→ **Aim of the exercise**:
Omit all images. Transcribe the rest of the material below exactly.

→ **Data section**:
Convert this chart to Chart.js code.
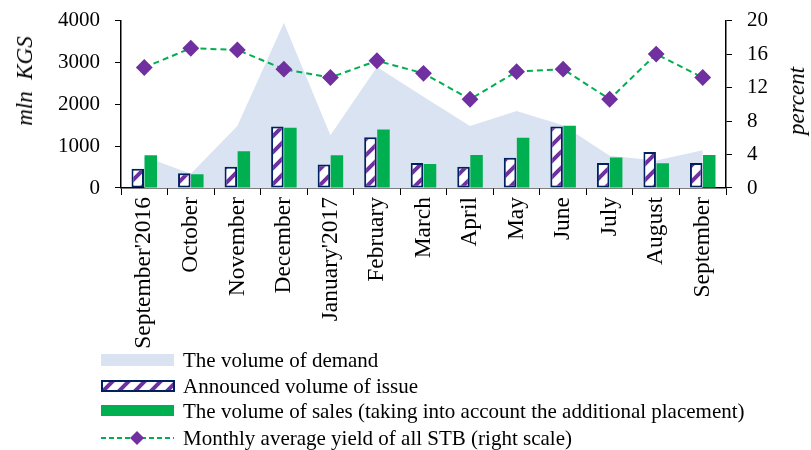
<!DOCTYPE html>
<html>
<head>
<meta charset="utf-8">
<script src="https://cdn.jsdelivr.net/npm/chart.js@4/dist/chart.umd.min.js"></script>
<style>
    body { margin: 0; background: #fff; }
    #wrap { position: relative; width: 811px; height: 450px; overflow: hidden; background: #fff; font-family: "Liberation Serif", "Times New Roman", serif; color: #000; }
    #c { position: absolute; left: 0; top: -7px; }
    .axt { position: absolute; font-size: 23px; font-style: italic; white-space: pre; transform: translate(-50%, -50%) rotate(-90deg); }
    .row { position: absolute; left: 100px; height: 26px; }
    .row canvas { position: absolute; left: 0; top: 5px; }
    .row span { position: absolute; left: 83px; top: 0; line-height: 26px; font-size: 21px; white-space: nowrap; }
</style>
</head>
<body>
<div id="wrap">
    <canvas id="c" width="811" height="457"></canvas>
    <div class="axt" style="left:25px; top:81px;">mln  KGS</div>
    <div class="axt" style="left:797px; top:101px;">percent</div>
    <div id="legend"></div>
</div>
<script>
const months = ["September'2016", "October", "November", "December", "January'2017", "February", "March", "April", "May", "June", "July", "August", "September"];
const demand = [750, 340, 1480, 3950, 1260, 2890, 2180, 1480, 1840, 1500, 770, 660, 905];
const announced = [460, 350, 510, 1470, 560, 1210, 600, 510, 720, 1470, 600, 860, 600];
const sales = [780, 330, 880, 1440, 780, 1400, 575, 790, 1200, 1490, 730, 590, 790];
const yieldPct = [14.4, 16.7, 16.5, 14.2, 13.2, 15.2, 13.7, 10.6, 13.9, 14.2, 10.6, 16.0, 13.2];
const seriesNames = [
    "The volume of demand",
    "Announced volume of issue",
    "The volume of sales (taking into account the additional placement)",
    "Monthly average yield of all STB (right scale)"
];

const AREA = '#dae3f1', NAVY = '#002060', PURPLE = '#7030a0', GREEN = '#00b050';
const FONT = "Liberation Serif";

function stripes(ctx) {
    let c = document.createElement('canvas');
    c.width = 16; c.height = 16;
    let g = c.getContext('2d');
    g.fillStyle = '#fff';
    g.fillRect(0, 0, 16, 16);
    g.strokeStyle = PURPLE;
    g.lineWidth = 4;
    g.beginPath();
    g.moveTo(-4, 20); g.lineTo(20, -4);
    g.moveTo(-4, 4); g.lineTo(4, -4);
    g.moveTo(12, 20); g.lineTo(20, 12);
    g.stroke();
    return ctx.createPattern(c, 'repeat');
}

const mainCtx = document.getElementById('c').getContext('2d');

new Chart(mainCtx, {
    type: 'bar',
    data: {
        labels: months,
        datasets: [
            { type: 'line', label: seriesNames[0], data: demand, backgroundColor: AREA, borderWidth: 0, pointRadius: 0, fill: 'origin', tension: 0, order: 3, yAxisID: 'y' },
            { label: seriesNames[1], data: announced, backgroundColor: stripes(mainCtx), borderColor: NAVY, borderWidth: 2, borderSkipped: false, order: 2, yAxisID: 'y' },
            { label: seriesNames[2], data: sales, backgroundColor: GREEN, order: 2, yAxisID: 'y' },
            { type: 'line', label: seriesNames[3], data: yieldPct, borderColor: GREEN, borderWidth: 2, borderDash: [6, 4], pointStyle: 'rectRot', pointRadius: 7, pointBackgroundColor: PURPLE, pointBorderColor: PURPLE, fill: false, tension: 0, order: 1, yAxisID: 'y1' }
        ]
    },
    options: {
        responsive: false,
        animation: false,
        categoryPercentage: 0.56,
        barPercentage: 0.96,
        layout: { autoPadding: false, padding: { left: 0, right: 0, top: 20, bottom: 0 } },
        plugins: { legend: { display: false }, tooltip: { enabled: false } },
        scales: {
            x: {
                grid: { display: true, drawOnChartArea: false, color: '#000', tickLength: 7, offset: true },
                border: { color: '#000', width: 1.5 },
                ticks: { color: '#000', font: { family: FONT, size: 23.5 }, minRotation: 90, maxRotation: 90, autoSkip: false, padding: 2 },
                afterFit: s => { s.height = 262; }
            },
            y: {
                position: 'left', min: 0, max: 4000,
                ticks: { stepSize: 1000, color: '#000', font: { family: FONT, size: 21 }, padding: 15, callback: v => String(v) },
                grid: { drawOnChartArea: false, color: '#000', tickLength: 6 },
                border: { color: '#000', width: 1.5 },
                afterFit: s => { s.width = 121; }
            },
            y1: {
                position: 'right', min: 0, max: 20,
                ticks: { stepSize: 4, color: '#000', font: { family: FONT, size: 21 }, padding: 15 },
                grid: { drawOnChartArea: false, color: '#000', tickLength: 6 },
                border: { color: '#000', width: 1.5 },
                afterFit: s => { s.width = 85; }
            }
        }
    }
});

// legend below the chart
const rowTops = [347, 373, 398, 425];
const legend = document.getElementById('legend');
seriesNames.forEach((name, i) => {
    let row = document.createElement('div');
    row.className = 'row';
    row.style.top = rowTops[i] + 'px';
    let sw = document.createElement('canvas');
    sw.width = 76; sw.height = 16;
    let g = sw.getContext('2d');
    if (i == 0) { g.fillStyle = AREA; g.fillRect(1, 2, 73, 12); }
    if (i == 1) {
        g.fillStyle = stripes(g); g.fillRect(1, 3, 74, 11);
        g.strokeStyle = NAVY; g.lineWidth = 2; g.strokeRect(2, 3, 72, 10);
    }
    if (i == 2) { g.fillStyle = GREEN; g.fillRect(1, 2, 73, 11); }
    if (i == 3) {
        g.strokeStyle = GREEN; g.lineWidth = 2; g.setLineDash([5, 3]);
        g.beginPath(); g.moveTo(1, 8); g.lineTo(74, 8); g.stroke();
        g.fillStyle = PURPLE;
        g.beginPath(); g.moveTo(37, 1); g.lineTo(44, 8); g.lineTo(37, 15); g.lineTo(30, 8); g.closePath(); g.fill();
    }
    let txt = document.createElement('span');
    txt.textContent = name;
    row.appendChild(sw);
    row.appendChild(txt);
    legend.appendChild(row);
});
</script>
</body>
</html>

→ **Response to the exercise**:
Convert this chart to Chart.js code.
<!DOCTYPE html>
<html>
<head>
<meta charset="utf-8">
<script src="https://cdn.jsdelivr.net/npm/chart.js@4/dist/chart.umd.min.js"></script>
<style>
    body { margin: 0; background: #fff; }
    #wrap { position: relative; width: 811px; height: 450px; overflow: hidden; background: #fff; font-family: "Liberation Serif", "Times New Roman", serif; color: #000; }
    #c { position: absolute; left: 0; top: -7px; }
    .axt { position: absolute; font-size: 23px; font-style: italic; white-space: pre; transform: translate(-50%, -50%) rotate(-90deg); }
    .row { position: absolute; left: 100px; height: 26px; }
    .row canvas { position: absolute; left: 0; top: 5px; }
    .row span { position: absolute; left: 83px; top: 0; line-height: 26px; font-size: 21px; white-space: nowrap; }
</style>
</head>
<body>
<div id="wrap">
    <canvas id="c" width="811" height="457"></canvas>
    <div class="axt" style="left:25px; top:81px;">mln  KGS</div>
    <div class="axt" style="left:797px; top:101px;">percent</div>
    <div id="legend"></div>
</div>
<script>
const months = ["September'2016", "October", "November", "December", "January'2017", "February", "March", "April", "May", "June", "July", "August", "September"];
const demand = [750, 340, 1480, 3950, 1260, 2890, 2180, 1480, 1840, 1500, 770, 660, 905];
const announced = [460, 350, 510, 1470, 560, 1210, 600, 510, 720, 1470, 600, 860, 600];
const sales = [780, 330, 880, 1440, 780, 1400, 575, 790, 1200, 1490, 730, 590, 790];
const yieldPct = [14.4, 16.7, 16.5, 14.2, 13.2, 15.2, 13.7, 10.6, 13.9, 14.2, 10.6, 16.0, 13.2];
const seriesNames = [
    "The volume of demand",
    "Announced volume of issue",
    "The volume of sales (taking into account the additional placement)",
    "Monthly average yield of all STB (right scale)"
];

const AREA = '#dae3f1', NAVY = '#002060', PURPLE = '#7030a0', GREEN = '#00b050';
const FONT = "Liberation Serif";

function stripes(ctx) {
    let c = document.createElement('canvas');
    c.width = 16; c.height = 16;
    let g = c.getContext('2d');
    g.fillStyle = '#fff';
    g.fillRect(0, 0, 16, 16);
    g.strokeStyle = PURPLE;
    g.lineWidth = 4;
    g.beginPath();
    g.moveTo(-4, 20); g.lineTo(20, -4);
    g.moveTo(-4, 4); g.lineTo(4, -4);
    g.moveTo(12, 20); g.lineTo(20, 12);
    g.stroke();
    return ctx.createPattern(c, 'repeat');
}

const mainCtx = document.getElementById('c').getContext('2d');

new Chart(mainCtx, {
    type: 'bar',
    data: {
        labels: months,
        datasets: [
            { type: 'line', label: seriesNames[0], data: demand, backgroundColor: AREA, borderWidth: 0, pointRadius: 0, fill: 'origin', tension: 0, order: 3, yAxisID: 'y' },
            { label: seriesNames[1], data: announced, backgroundColor: stripes(mainCtx), borderColor: NAVY, borderWidth: 2, borderSkipped: false, order: 2, yAxisID: 'y' },
            { label: seriesNames[2], data: sales, backgroundColor: GREEN, order: 2, yAxisID: 'y' },
            { type: 'line', label: seriesNames[3], data: yieldPct, borderColor: GREEN, borderWidth: 2, borderDash: [6, 4], pointStyle: 'rectRot', pointRadius: 7, pointBackgroundColor: PURPLE, pointBorderColor: PURPLE, fill: false, tension: 0, order: 1, yAxisID: 'y1' }
        ]
    },
    options: {
        responsive: false,
        animation: false,
        categoryPercentage: 0.56,
        barPercentage: 0.96,
        layout: { autoPadding: false, padding: { left: 0, right: 0, top: 20, bottom: 0 } },
        plugins: { legend: { display: false }, tooltip: { enabled: false } },
        scales: {
            x: {
                grid: { display: true, drawOnChartArea: false, color: '#000', tickLength: 7, offset: true },
                border: { color: '#000', width: 1.5 },
                ticks: { color: '#000', font: { family: FONT, size: 23.5 }, minRotation: 90, maxRotation: 90, autoSkip: false, padding: 2 },
                afterFit: s => { s.height = 262; }
            },
            y: {
                position: 'left', min: 0, max: 4000,
                ticks: { stepSize: 1000, color: '#000', font: { family: FONT, size: 21 }, padding: 15, callback: v => String(v) },
                grid: { drawOnChartArea: false, color: '#000', tickLength: 6 },
                border: { color: '#000', width: 1.5 },
                afterFit: s => { s.width = 121; }
            },
            y1: {
                position: 'right', min: 0, max: 20,
                ticks: { stepSize: 4, color: '#000', font: { family: FONT, size: 21 }, padding: 15 },
                grid: { drawOnChartArea: false, color: '#000', tickLength: 6 },
                border: { color: '#000', width: 1.5 },
                afterFit: s => { s.width = 85; }
            }
        }
    }
});

// legend below the chart
const rowTops = [347, 373, 398, 425];
const legend = document.getElementById('legend');
seriesNames.forEach((name, i) => {
    let row = document.createElement('div');
    row.className = 'row';
    row.style.top = rowTops[i] + 'px';
    let sw = document.createElement('canvas');
    sw.width = 76; sw.height = 16;
    let g = sw.getContext('2d');
    if (i == 0) { g.fillStyle = AREA; g.fillRect(1, 2, 73, 12); }
    if (i == 1) {
        g.fillStyle = stripes(g); g.fillRect(1, 3, 74, 11);
        g.strokeStyle = NAVY; g.lineWidth = 2; g.strokeRect(2, 3, 72, 10);
    }
    if (i == 2) { g.fillStyle = GREEN; g.fillRect(1, 2, 73, 11); }
    if (i == 3) {
        g.strokeStyle = GREEN; g.lineWidth = 2; g.setLineDash([5, 3]);
        g.beginPath(); g.moveTo(1, 8); g.lineTo(74, 8); g.stroke();
        g.fillStyle = PURPLE;
        g.beginPath(); g.moveTo(37, 1); g.lineTo(44, 8); g.lineTo(37, 15); g.lineTo(30, 8); g.closePath(); g.fill();
    }
    let txt = document.createElement('span');
    txt.textContent = name;
    row.appendChild(sw);
    row.appendChild(txt);
    legend.appendChild(row);
});
</script>
</body>
</html>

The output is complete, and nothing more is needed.